From the album Stovall
This is about loving someone while convinced you are fundamentally deficient. Not heartbreak over a breakup, but the worse thing: staying in something where you have already decided you are not enough. The song keeps returning to acceptance as a coping mechanism, but that acceptance is just giving up dressed in reasonable clothing.
Old lusts and the musk of wood dust trapped in my old house. / The air's too thick to breathe so desperately we scooped it in our mouths.
The imagery is suffocation framed as desire. They are not just stuck in a physical space but breathing in stale want like it is oxygen, which is maybe the most accurate description of a failing relationship anyone has written.
And I'll probably never be a famous writer. But, I can read and write okay. / And ill probably never be all that successful. Would you love me still the same way?
The question lands like a test he already knows he failed. He is not asking if she loves him.
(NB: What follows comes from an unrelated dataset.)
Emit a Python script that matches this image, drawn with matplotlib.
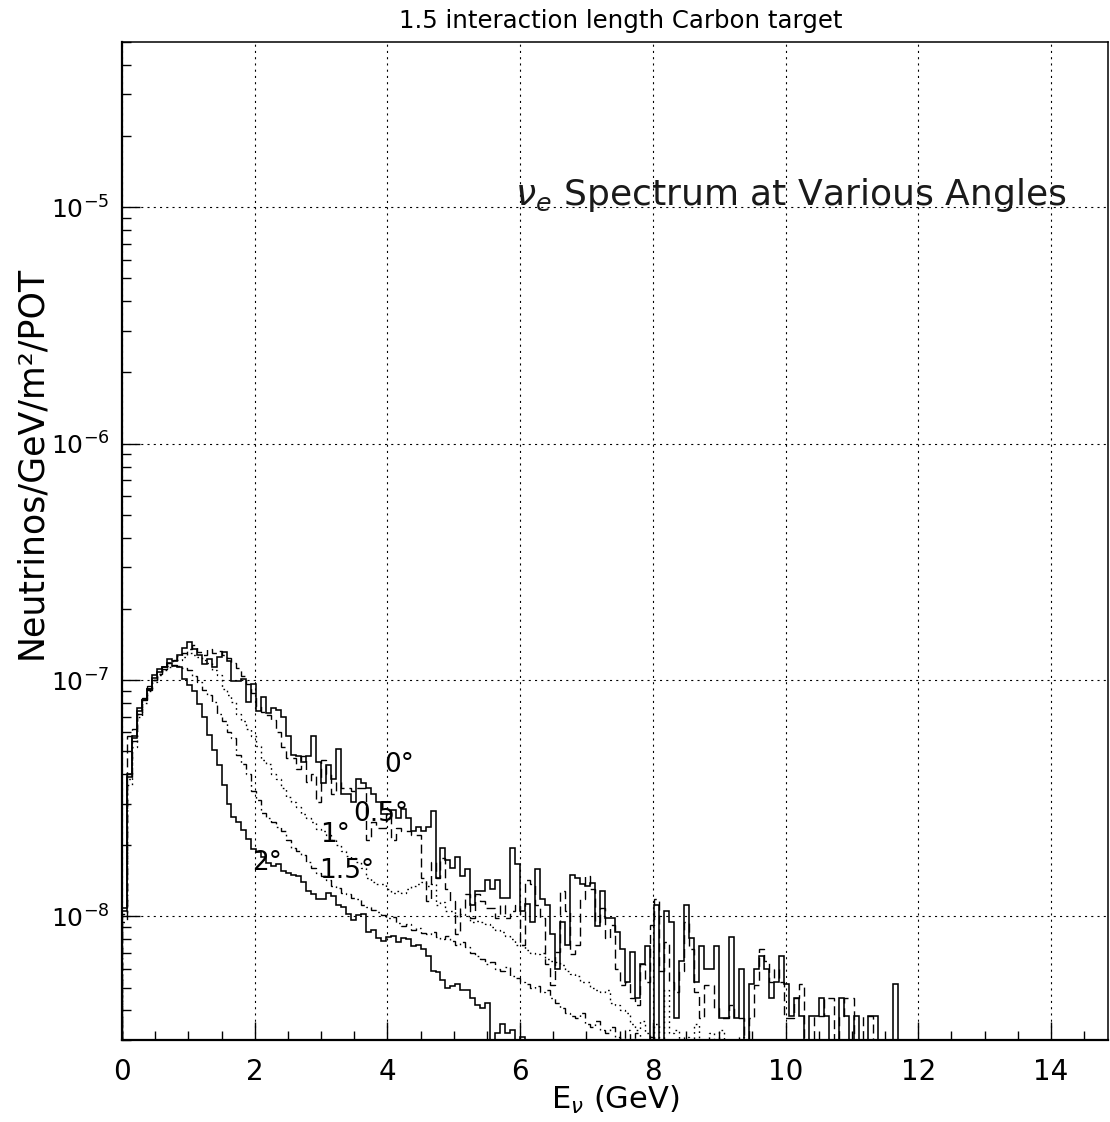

He is asking if mediocrity is forgivable, which means he has already accepted that he is mediocre.
I slept inside my car for what seemed like forever. / I ain't ate a lunch the past six months it's time to get my life together.
This should be rock bottom confessional, but the tone stays flat and almost casual. The gap between sleeping in your car and saying it is time to get your life together like it is a minor to-do is devastating in how small it makes survival sound.
And I'd have changed if I knew it was an option. / God knows I would have changed.
The conditional tense does all the work here. Not 'I will change' but 'I would have if I had known,' which rewrites his inadequacy as something outside his control. It is the saddest kind of self-forgiveness.
Cause I'm not even half of what you wanted. / And I gave everything I have.
This is the thesis underneath everything. Giving your whole self and still coming up short is not romantic. It is just math that does not work out, and he knows it.
The worst part is not that he loves her more. It is that he has built an entire worldview around his own insufficiency and made peace with it. This is what happens when you decide the problem is you and then just keep going.